Single by Scouting for Girls

from the album Scouting for Girls
- Released: 27 August 2007
- Genre: Pop rock
- Length: 3:44
- Label: Epic
- Songwriter(s): Roy Stride
- Producer(s): Andy Green

Scouting for Girls singles chronology
| "It's Not About You EP" (2007) | "She's So Lovely" (2007) | "Elvis Ain't Dead" (2007) |

= She's So Lovely (song) =

2007 single by Scouting for Girls

"She's So Lovely" is the debut single by English pop rock band Scouting for Girls. It was written by band frontman Roy Stride and produced by Andy Green and released on 27 August 2007 as the lead single from their self-titled debut studio album (2007).

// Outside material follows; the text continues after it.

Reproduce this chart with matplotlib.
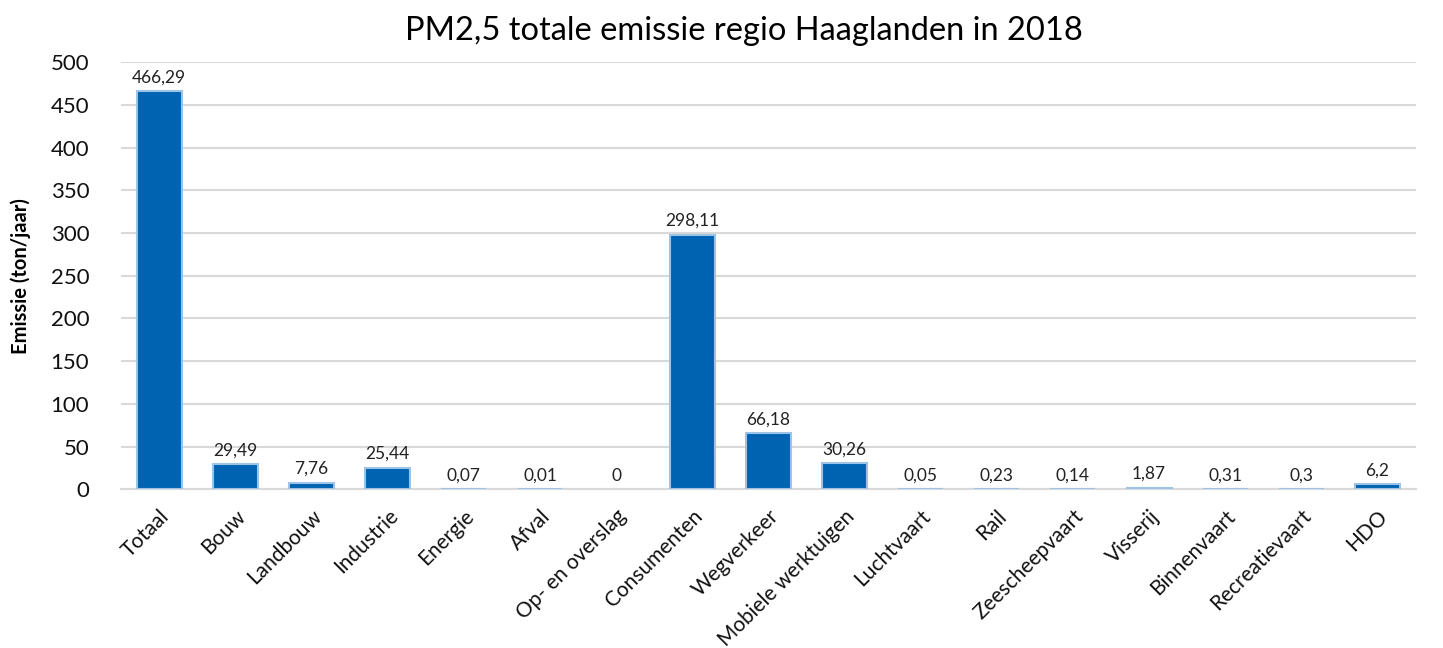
import matplotlib
matplotlib.use("Agg")
import matplotlib.pyplot as plt

# data
categories = ["Totaal", "Bouw", "Landbouw", "Industrie", "Energie", "Afval",
              "Op- en overslag", "Consumenten", "Wegverkeer", "Mobiele werktuigen",
              "Luchtvaart", "Rail", "Zeescheepvaart", "Visserij", "Binnenvaart",
              "Recreatievaart", "HDO"]
values = [466.29, 29.49, 7.76, 25.44, 0.07, 0.01, 0, 298.11, 66.18, 30.26,
          0.05, 0.23, 0.14, 1.87, 0.31, 0.3, 6.2]
yticks = [0, 50, 100, 150, 200, 250, 300, 350, 400, 450, 500]

plt.rcParams["font.family"] = ["Lato", "DejaVu Sans"]

fig = plt.figure(figsize=(14.43, 6.48), dpi=100)
ax = fig.add_axes([0.084, 0.245, 0.897, 0.659])

x = range(len(categories))
edges = ["#9DC3E6" if v > 0 else "none" for v in values]
ax.bar(x, values, width=0.59, color="#0063B1", edgecolor=edges,
       linewidth=1.5, zorder=3)

for xi, v in zip(x, values):
    lbl = f"{v:g}".replace(".", ",")
    ax.annotate(lbl, (xi, v), xytext=(0, 4), textcoords="offset points",
                ha="center", va="bottom", fontsize=12.5, color="#222222")

ax.set_xlim(-0.5, len(categories) - 0.5)
ax.set_ylim(0, 500)
ax.set_yticks(yticks)
ax.set_yticklabels([str(t) for t in yticks], fontsize=16)
ax.set_xticks(list(x))
ax.set_xticklabels(categories, rotation=45, ha="right", rotation_mode="anchor",
                   fontsize=15)
ax.tick_params(axis="both", length=0, colors="#111111")
ax.tick_params(axis="x", pad=12)
ax.tick_params(axis="y", pad=23)

ax.grid(axis="y", color="#D9D9D9", linewidth=1.5, zorder=0)
for s in ["top", "right", "left"]:
    ax.spines[s].set_visible(False)
ax.spines["bottom"].set_color("#D9D9D9")
ax.spines["bottom"].set_linewidth(1.5)
ax.spines["bottom"].set_zorder(2)

ax.set_ylabel("Emissie (ton/jaar)", fontsize=14.5, fontweight="bold", labelpad=14)
ax.set_title("PM2,5 totale emissie regio Haaglanden in 2018", fontsize=23.5,
             pad=16, x=0.481)

fig.savefig("out.png", dpi=100)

The song peaked at number seven on the UK Singles Chart and also reached a peak of number six on the UK Singles Downloads Chart. The song remained in the UK top 10 for six consecutive weeks.

==Music video==
The music video for "She's So Lovely" is set in a bowling alley. Roy Stride is trying to attract the attentions of a pretty girl (Louise Glover), but she has a boyfriend (Liyo Cassini) already. While the boyfriend is there, Roy tells the girl she looks beautiful. The boyfriend gets angry, but gets called away for his throw. As he scores a strike, Roy and the girl walk off down the hall together (although only their legs are shown, the shoes and jeans are the same as Roy's).

==Track listing==
CD single
1. "She's So Lovely"
2. "Murder Mystery"

7" vinyl #1
1. "She's So Lovely"
2. "Wonderful Life"

7" vinyl #2 (Blue)
1. "She's So Lovely" (live)
2. "It's Not About You" (live)

==Charts==

===Weekly charts===

Weekly chart performance for "She's So Lovely"
| Chart (2007–2008) | Peak position |
|---|---|
| Ireland (IRMA) | 27 |
| Scotland (OCC) | 16 |
| UK Singles (OCC) | 7 |

===Year-end charts===

Year-end chart performance for "She's So Lovely"
| Chart (2007) | Position |
|---|---|
| UK Singles (Official Charts Company) | 46 |
| Chart (2008) | Position |
| UK Singles (Official Charts Company) | 87 |

==Certifications==

Certifications for "She's So Lovely"
| Region | Certification | Certified units/sales |
| United Kingdom (BPI) | 3× Platinum | 1,800,000^{‡} |
^{‡} Sales+streaming figures based on certification alone.

==Use in the media==
The popularity and catchy nature of the song has seen it used in numerous commercials and television series. The song was heard in TV spots for the American comedy series Ugly Betty. An alternative version of the song was featured in series 2 of the BBC television series Gavin & Stacey. The original version was used for the British film Angus, Thongs and Perfect Snogging, in a scene where the main character Georgia is dressed as a stuffed olive. It has also been used in LACVERT's commercial for their lipstick, Ice Kiss, featuring the Olympic gold medalist Kim Yuna. The Stubborn skit in Gag Concert uses the song too. The song was featured in the BBC soap opera EastEnders at the funeral of Lola Pearce-Brown which played as the coffin entered.

Instrumentals from the track are currently being used in TV spots in the United States for VoIP provider Vonage.